The mid-market firm has purchased a Spanish blood bank that preserves stem cells to potentially help treat illnesses in the future.

The Riverside Company has purchased a majority stake in Madrid-based Celvitae, a private blood bank that preserves umbilical cord blood stem cells to potentially help treat illnesses in future.

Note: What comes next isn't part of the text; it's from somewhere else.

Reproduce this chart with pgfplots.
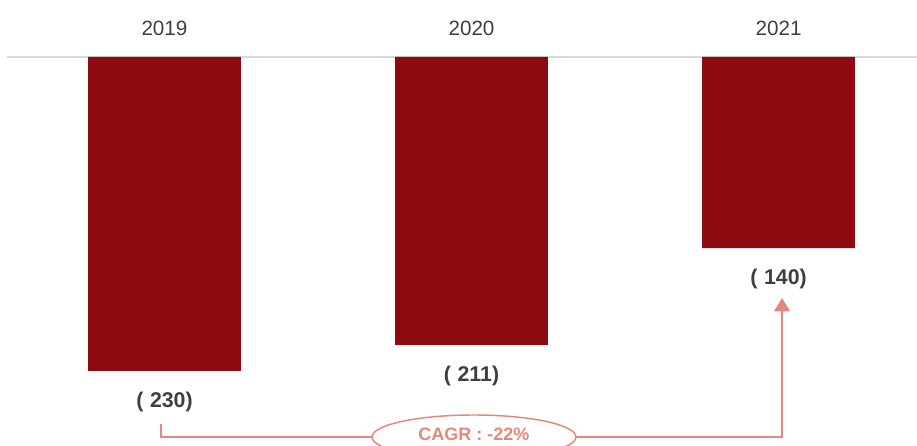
\documentclass[border=0pt]{standalone}
\usepackage{pgfplots}
\pgfplotsset{compat=1.18}
\usepackage{fontspec}
\setmainfont{Liberation Sans}
\usetikzlibrary{shapes.geometric,arrows.meta}
\definecolor{barred}{HTML}{8E0910}
\definecolor{lbl}{HTML}{3F3F3F}
\definecolor{cagr}{HTML}{E3897B}
\definecolor{axgray}{HTML}{D9D9D9}
\pgfplotstableread{
x y label
0 -230 {(\hspace{5pt}230)}
1 -211 {(\hspace{5pt}211)}
2 -140 {(\hspace{5pt}140)}
}\datatable
\begin{document}
\begin{tikzpicture}
\useasboundingbox (0,0) rectangle (687.75pt,334.5pt);
\clip (0,0) rectangle (687.75pt,334.5pt);
\begin{axis}[
  at={(0,0)}, anchor=south west,
  scale only axis, width=687.75pt, height=334.5pt,
  xmin=-0.5358, xmax=2.4511, ymin=-285, ymax=41.76,
  hide axis, clip=false,
  ybar, bar width=0.498,
  nodes near coords,
  point meta=explicit symbolic,
  every node near coord/.append style={anchor=center, yshift=-23pt,
     font=\fontsize{16}{19}\selectfont\bfseries, text=lbl, inner sep=0pt},
]
\draw[axgray, line width=1.3pt] (axis cs:-0.513,0) -- (axis cs:2.47,0);
\addplot[fill=barred, draw=none] table[x=x, y=y, meta=label] {\datatable};
\node[text=lbl, font=\fontsize{15.5}{18}\selectfont] at (axis cs:0,21.2) {2019};
\node[text=lbl, font=\fontsize{15.5}{18}\selectfont] at (axis cs:1,21.2) {2020};
\node[text=lbl, font=\fontsize{15.5}{18}\selectfont] at (axis cs:2,21.2) {2021};
\draw[cagr, line width=1.3pt, -{Triangle[width=12pt,length=10pt]}]
  (axis cs:-0.0114,-268.9) -- (axis cs:-0.0114,-278.4) -- (axis cs:2.0114,-278.4) -- (axis cs:2.0114,-176.6);
\node[ellipse, draw=cagr, line width=1.1pt, fill=white, minimum width=153pt, minimum height=33pt, inner sep=0pt]
  at (axis cs:1.008,-278.4) {};
\node[text=cagr, font=\fontsize{13.5}{16}\selectfont\bfseries] at (axis cs:1.008,-276.2) {CAGR : -22\%};
\end{axis}
\end{tikzpicture}
\end{document}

The all-equity investment of undisclosed size comes from Riverside’s fourth European Fund, which is targeting $550 million in commitments.

This [sector] in the next 15 to 20 years at least will continue to experience great growth.

Marcos Lladó

While the acquisition marks the first Spanish deal for Riverside, the mid-market firm in 2009 purchased the Portuguese company Crioestaminal, another umbilical cord blood bank that operates in Spain.

“When we looked at the [Crioestaminal] platform, we saw that it was a clear leader in that niche in Portugal,” Riverside partner Marcos Lladó told PEO. He added that the stem cell industry in Spain grew around 50 percent in 2009. “This is something that in the next 15 to 20 years at least will continue to experience great growth.” 

Despite Spain’s economy taking hit from the fallout of Greece’s debt problems, a subsidiary of Crioestiminal in Spain is growing more than 20 percent this year, Lladó said. 

Riverside plans to continue expanding its operations in the collection and freezing of stem cells through additional acquisitions in other European countries. The firm also intends to diversify into other services related to stem cells and genetic diagnosis.

The acquisition of Celvitae marks Riverside’s 13th deal this year.  Earlier this month, the firm completed its first deal in Turkey, purchasing pet food maker Tropikal for an undisclosed sum.

Riverside typically invests in companies with EBITDA ranging from €3 million to €15 million.